▶ WHAT YOU SHOULD DO
From the entries below, copy every line that holds the word "this".

═══

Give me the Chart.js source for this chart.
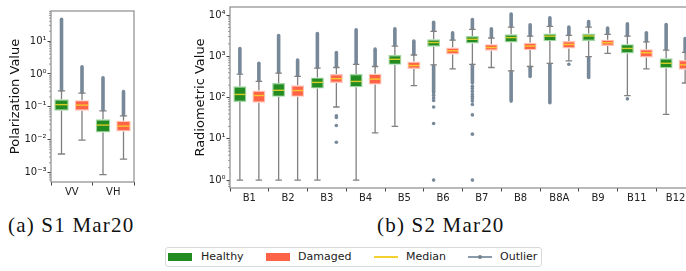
<!DOCTYPE html>
<html>
<head>
<meta charset="utf-8">
<script src="https://cdn.jsdelivr.net/npm/chart.js@4.4.0/dist/chart.umd.min.js"></script>
<style>
  body { margin: 0; width: 686px; height: 271px; overflow: hidden; background: #fff; position: relative; font-family: "DejaVu Sans", sans-serif; }
  #wrapA { position: absolute; left: 0; top: 0; width: 140px; height: 200px; }
  #wrapB { position: absolute; left: 160px; top: 0; width: 540px; height: 205px; }
  .cap { position: absolute; top: 213px; font-family: "Liberation Serif", serif; font-size: 21px; letter-spacing: 1.2px; color: #111; white-space: nowrap; }
  #legend { position: absolute; left: 165px; top: 247px; width: 377px; height: 20px; border: 1px solid #d9d9d9; border-radius: 3px; box-sizing: border-box; font-size: 11px; color: #222; }
  #legend .sw { position: absolute; top: 5px; width: 24px; height: 8px; }
  #legend .ln { position: absolute; top: 8px; width: 24px; height: 2px; }
  #legend .tx { position: absolute; top: 2px; }
</style>
</head>
<body>
<div id="wrapA"><canvas id="s1Chart" width="140" height="200"></canvas></div>
<div id="wrapB"><canvas id="s2Chart" width="540" height="205"></canvas></div>
<div class="cap" style="left:8px">(a) S1 Mar20</div>
<div class="cap" style="left:377px">(b) S2 Mar20</div>
<div id="legend">
  <div class="sw" style="left:2px;background:#228B22"></div><div class="tx" style="left:35px">Healthy</div>
  <div class="sw" style="left:100px;background:#FF6347"></div><div class="tx" style="left:132px">Damaged</div>
  <div class="ln" style="left:208px;background:#f5d12e"></div><div class="tx" style="left:240px">Median</div>
  <div class="ln" style="left:302px;height:1.5px;background:#8a9aab"></div>
  <div style="position:absolute;left:312px;top:7px;width:4px;height:4px;border-radius:2px;background:#708090"></div>
  <div class="tx" style="left:334px">Outlier</div>
</div>
<script>
// ---- S1 (Sentinel-1 polarization) ----
const s1Labels = ["VV", "VH"];
const s1HealthyLo = [0.0037, 0.00087];
const s1HealthyQ1 = [0.076, 0.0166];
const s1HealthyMed = [0.117, 0.028];
const s1HealthyQ3 = [0.171, 0.042];
const s1HealthyHi = [0.305, 0.076];
const s1HealthyOutMax = [46, 0.77];
const s1DamagedLo = [0.0097, 0.0026];
const s1DamagedQ1 = [0.076, 0.018];
const s1DamagedMed = [0.113, 0.026];
const s1DamagedQ3 = [0.16, 0.038];
const s1DamagedHi = [0.26, 0.053];
const s1DamagedOutMax = [1.66, 0.29];
const s1Ticks = [0.001, 0.01, 0.1, 1, 10];

// ---- S2 (Sentinel-2 bands) ----
const s2Labels = ["B1", "B2", "B3", "B4", "B5", "B6", "B7", "B8", "B8A", "B9", "B11", "B12"];
const s2HealthyLo = [1, 1, 1, 1, 20, 620, 640, 445, 675, 980, 112, 39];
const s2HealthyQ1 = [78, 104, 165, 177, 620, 1700, 2040, 2150, 2330, 2360, 1170, 515];
const s2HealthyMed = [119, 150, 233, 246, 845, 2150, 2580, 2840, 3070, 3110, 1550, 675];
const s2HealthyQ3 = [187, 225, 308, 370, 1070, 2580, 3080, 3400, 3540, 3540, 1970, 890];
const s2HealthyHi = [370, 390, 515, 640, 1770, 4000, 4480, 5100, 5300, 5100, 3070, 1410];
const s2HealthyOutMax = [1540, 3200, 3550, 4400, 4650, 6700, 7780, 10600, 8500, 6980, 6120, 5900];
const s2HealthyLowRunEnd = [null, null, null, null, null, 142, 225, 82, 75, 307, null, null];
const s2HealthyLowPts = [[], [], [], [], [], [130, 113, 98, 85, 59, 23.5, 1],
  [187, 166, 142, 122, 108, 95, 82, 68, 38, 13, 1], [], [], [], [93], []];
const s2DamagedLo = [1, 1, 59, 14, 194, 495, 535, 565, 770, 1170, 495, 225];
const s2DamagedQ1 = [75, 104, 225, 206, 490, 1110, 1360, 1410, 1550, 1770, 940, 470];
const s2DamagedMed = [112, 148, 287, 280, 596, 1360, 1630, 1770, 1930, 2130, 1220, 620];
const s2DamagedQ3 = [148, 198, 370, 378, 745, 1630, 1970, 2130, 2330, 2530, 1490, 815];
const s2DamagedHi = [246, 325, 535, 565, 1075, 2460, 2770, 3070, 3220, 3400, 2230, 1240];
const s2DamagedOutMax = [675, 815, 1240, 1490, 2330, 3720, 4650, 5800, 5100, 4800, 3720, 2690];
const s2DamagedLowRunEnd = [null, null, null, null, null, null, null, 325, null, null, null, null];
const s2DamagedLowPts = [[], [], [36, 33, 21, 8.3], [], [], [], [], [], [640], [], [], []];
const s2Ticks = [1, 10, 100, 1000, 10000];

const GREEN = "#228B22", RED = "#FF6347";
const WHISKER = "#808080", OUTLIER = "#778899", MEDIAN = "rgba(246, 215, 40, 0.85)";

const SUP = { "0": "\u2070", "1": "\u00b9", "2": "\u00b2", "3": "\u00b3", "4": "\u2074", "-": "\u207b" };
function powLabel(v) {
  const e = Math.round(Math.log10(v));
  return "10" + String(e).split("").map(c => SUP[c]).join("");
}

function mkSet(label, color, edge, q1, q3, stats) {
  return {
    label: label,
    data: q1.map((v, i) => [v, q3[i]]),
    backgroundColor: color,
    borderColor: edge,
    borderWidth: 1.2,
    borderSkipped: false,
    stats: stats
  };
}

// draws whiskers, caps and outliers behind the boxes, medians on top
const boxPlot = {
  id: "boxPlot",
  beforeDatasetsDraw(chart) {
    const ctx = chart.ctx, ys = chart.scales.y;
    ctx.save();
    chart.data.datasets.forEach((ds, d) => {
      const st = ds.stats;
      chart.getDatasetMeta(d).data.forEach((bar, i) => {
        const x = bar.x, cw = bar.width / 4;
        // outliers above the upper cap
        ctx.strokeStyle = OUTLIER;
        ctx.lineCap = "round";
        ctx.lineWidth = 3.6;
        ctx.beginPath();
        ctx.moveTo(x, ys.getPixelForValue(st.hi[i]) - 1);
        ctx.lineTo(x, ys.getPixelForValue(st.outMax[i]));
        ctx.stroke();
        if (st.lowRun && st.lowRun[i] != null) {
          ctx.beginPath();
          ctx.moveTo(x, ys.getPixelForValue(st.lo[i]) + 1);
          ctx.lineTo(x, ys.getPixelForValue(st.lowRun[i]));
          ctx.stroke();
        }
        ctx.fillStyle = OUTLIER;
        (st.lowPts ? st.lowPts[i] : []).forEach(v => {
          ctx.beginPath();
          ctx.arc(x, ys.getPixelForValue(v), 1.8, 0, Math.PI * 2);
          ctx.fill();
        });
        // whiskers
        ctx.strokeStyle = WHISKER;
        ctx.lineCap = "butt";
        ctx.lineWidth = 1.3;
        ctx.beginPath();
        ctx.moveTo(x, ys.getPixelForValue(st.lo[i]));
        ctx.lineTo(x, ys.getPixelForValue(ds.data[i][0]));
        ctx.moveTo(x, ys.getPixelForValue(ds.data[i][1]));
        ctx.lineTo(x, ys.getPixelForValue(st.hi[i]));
        [st.lo[i], st.hi[i]].forEach(v => {
          const py = ys.getPixelForValue(v);
          ctx.moveTo(x - cw, py);
          ctx.lineTo(x + cw, py);
        });
        ctx.stroke();
      });
    });
    ctx.restore();
  },
  afterDatasetsDraw(chart) {
    const ctx = chart.ctx, ys = chart.scales.y;
    ctx.save();
    ctx.strokeStyle = MEDIAN;
    ctx.lineWidth = 1.4;
    chart.data.datasets.forEach((ds, d) => {
      chart.getDatasetMeta(d).data.forEach((bar, i) => {
        const py = ys.getPixelForValue(ds.stats.med[i]);
        ctx.beginPath();
        ctx.moveTo(bar.x - bar.width / 2 + 1, py);
        ctx.lineTo(bar.x + bar.width / 2 - 1, py);
        ctx.stroke();
      });
    });
    // minor log ticks and frame
    const a = chart.chartArea;
    ctx.strokeStyle = "#555";
    ctx.lineWidth = 0.6;
    for (let e = -4; e <= 4; e++) {
      for (let m = 2; m <= 9; m++) {
        const v = m * Math.pow(10, e);
        if (v < ys.min || v > ys.max) continue;
        const py = ys.getPixelForValue(v);
        ctx.beginPath();
        ctx.moveTo(a.left, py);
        ctx.lineTo(a.left - 2, py);
        ctx.stroke();
      }
    }
    ctx.strokeStyle = "#8c8c8c";
    ctx.lineWidth = 1.2;
    ctx.strokeRect(a.left, a.top, a.right - a.left, a.bottom - a.top);
    ctx.restore();
  }
};

function makeChart(id, labels, sets, yMin, yMax, tickVals, title, yWidth, xHeight, pad, catPct, barPct) {
  return new Chart(document.getElementById(id).getContext("2d"), {
    type: "bar",
    data: { labels: labels, datasets: sets },
    options: {
      responsive: false,
      animation: false,
      devicePixelRatio: 1,
      categoryPercentage: catPct,
      barPercentage: barPct,
      layout: { padding: pad },
      plugins: { legend: { display: false }, tooltip: { enabled: false } },
      scales: {
        x: {
          grid: { drawOnChartArea: false, tickLength: 3.5, color: "#444", tickColor: "#444" },
          border: { display: false },
          ticks: { color: "#222", font: { family: "DejaVu Sans", size: 10 }, padding: 1, maxRotation: 0 },
          afterFit: s => { s.height = xHeight; }
        },
        y: {
          type: "logarithmic",
          min: yMin,
          max: yMax,
          bounds: "data",
          afterBuildTicks: s => { s.ticks = tickVals.map(v => ({ value: v })); },
          grid: { drawOnChartArea: false, tickLength: 3.5, color: "#444", tickColor: "#444" },
          border: { display: false },
          ticks: {
            autoSkip: false,
            padding: 1,
            color: "#222",
            font: { family: "DejaVu Sans", size: 10 },
            callback: v => powLabel(v)
          },
          title: { display: true, text: title, color: "#111", font: { family: "DejaVu Sans", size: 13 }, padding: 0 },
          afterFit: s => { s.width = yWidth; }
        }
      }
    },
    plugins: [boxPlot]
  });
}

makeChart("s1Chart", s1Labels, [
  mkSet("Healthy", GREEN, "rgba(150, 210, 150, 0.9)", s1HealthyQ1, s1HealthyQ3,
    { lo: s1HealthyLo, med: s1HealthyMed, hi: s1HealthyHi, outMax: s1HealthyOutMax }),
  mkSet("Damaged", RED, "rgba(255, 190, 175, 0.9)", s1DamagedQ1, s1DamagedQ3,
    { lo: s1DamagedLo, med: s1DamagedMed, hi: s1DamagedHi, outMax: s1DamagedOutMax })
], 0.000521, 82, s1Ticks, "Polarization Value", 43, 18, { left: 8, top: 11, right: 6, bottom: 0 }, 0.988, 0.707);

makeChart("s2Chart", s2Labels, [
  mkSet("Healthy", GREEN, "rgba(150, 210, 150, 0.9)", s2HealthyQ1, s2HealthyQ3,
    { lo: s2HealthyLo, med: s2HealthyMed, hi: s2HealthyHi, outMax: s2HealthyOutMax, lowRun: s2HealthyLowRunEnd, lowPts: s2HealthyLowPts }),
  mkSet("Damaged", RED, "rgba(255, 190, 175, 0.9)", s2DamagedQ1, s2DamagedQ3,
    { lo: s2DamagedLo, med: s2DamagedMed, hi: s2DamagedHi, outMax: s2DamagedOutMax, lowRun: s2DamagedLowRunEnd, lowPts: s2DamagedLowPts })
], 0.644, 15630, s2Ticks, "Radiometric Value", 37, 17, { left: 33, top: 5, right: 5, bottom: 0 }, 0.98, 0.684);
</script>
</body>
</html>
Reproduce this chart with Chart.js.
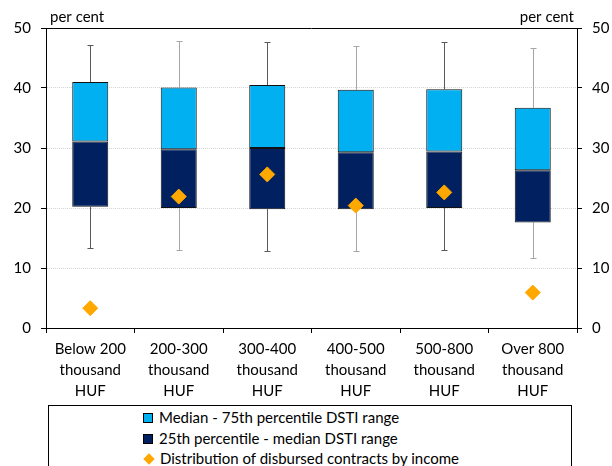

═══

▶ SOLUTION
Give me the Chart.js source for this chart.
Reproduce this chart with Chart.js.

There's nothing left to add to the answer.